Our family has a collection of holiday traditions, many of them long-standing. Because the way we “do” Christmas is what you have always known, I suppose it is difficult to imagine that our holiday celebrations are rare, but most families do not have the abundance of love and festivities that we do.

Instead, people have shopping. And drinking. And parties that they must attend, not parties that they want to attend.

And this is where the bah-humbug comes in. People who go about Christmas like automatons, and other people (like me) who hope to poke some sense into them–please, please, please, we say, please act with the real Christmas spirit. Please do not just shop ’til you drop and call it done.

Remember how The Grinch lost his bad attitude, once he had loving people with whom to be festive? That’s what we have, but many other people do not.

We have an abundance of small happinesses. We have a multitude of good-memory makings.

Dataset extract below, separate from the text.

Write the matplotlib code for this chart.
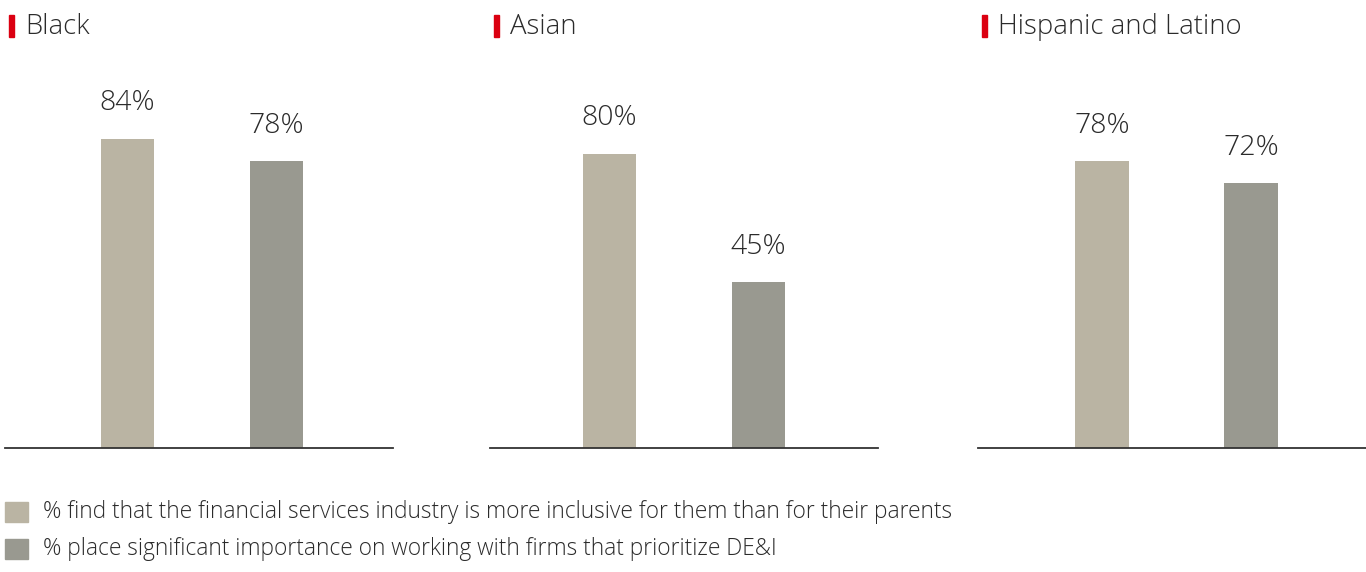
import numpy as np
import matplotlib.pyplot as plt
from matplotlib.patches import Rectangle

# Data
groups = ["Black", "Asian", "Hispanic and Latino"]
more_inclusive = [84, 80, 78]
prioritize_dei = [78, 45, 72]
legend_labels = [
    "% find that the financial services industry is more inclusive for them than for their parents",
    "% place significant importance on working with firms that prioritize DE&I",
]

c1 = "#BAB4A3"
c2 = "#999990"
red = "#DB0011"
txt = "#2b2b2b"

plt.rcParams['font.family'] = ['Open Sans', 'DejaVu Sans']
plt.rcParams['font.weight'] = 'light'

W, H = 1366, 572
fig = plt.figure(figsize=(W / 100, H / 100), dpi=100)

lefts = [5, 490, 978]
xl = [(-0.82, 1.78), (-0.80, 1.80), (-0.83, 1.77)]
for i, g in enumerate(groups):
    ax = fig.add_axes([lefts[i] / W, 1 - 448 / H, 388 / W, 368 / H])
    vals = [more_inclusive[i], prioritize_dei[i]]
    bars = ax.bar([0, 1], vals, width=0.36, color=[c1, c2])
    for b, v in zip(bars, vals):
        ax.annotate(f"{v}%", (b.get_x() + b.get_width() / 2, v),
                    xytext=(0, 25.5), textcoords="offset points",
                    ha="center", va="center", fontsize=20.5, color=txt)
    ax.set_xlim(*xl[i])
    ax.set_ylim(0, 100)
    for s in ["top", "right", "left"]:
        ax.spines[s].set_visible(False)
    ax.spines["bottom"].set_color("#333333")
    ax.spines["bottom"].set_linewidth(1.3)
    ax.set_xticks([])
    ax.set_yticks([])
    # title with red marker
    fig.patches.append(Rectangle(((lefts[i] + 4) / W, 1 - 37 / H), 5 / W, 22 / H,
                                 transform=fig.transFigure, color=red))
    fig.text((lefts[i] + 20) / W, 1 - 27 / H, g, ha="left", va="center",
             fontsize=19.8, color=txt)

# legend
ys = [512, 549]
for y, lab, c in zip(ys, legend_labels, [c1, c2]):
    fig.patches.append(Rectangle((5 / W, 1 - (y + 10) / H), 23 / W, 20 / H,
                                 transform=fig.transFigure, color=c))
    fig.text(43 / W, 1 - y / H, lab, ha="left", va="center", fontsize=16.4, color=txt)

fig.savefig("out.png", dpi=100)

We have done the “chores” of Christmas so very many times, that they have become rituals. Even our Christmas-shopping is a ritual, peppered with little rituals. We have such a bounty of rituals. And these are our Christmas wealth.

We are so fortunate.

Love always,
Auntie Lila


Greenwood Children Sending Letters to Santa

Some of our traditions include:

  • Making cinnamon rolls with Grandma Sue
  • Going to Molbak’s
  • Dad unwrapping lights across the lawn & checking for bad ones
  • Finding the pickle on Auntie Pam’s tree
  • Using festive coffee cups
  • Smashing cookies for Grandma Sue
  • Seeing a movie with Grandma Wendy

What other traditions can you think of?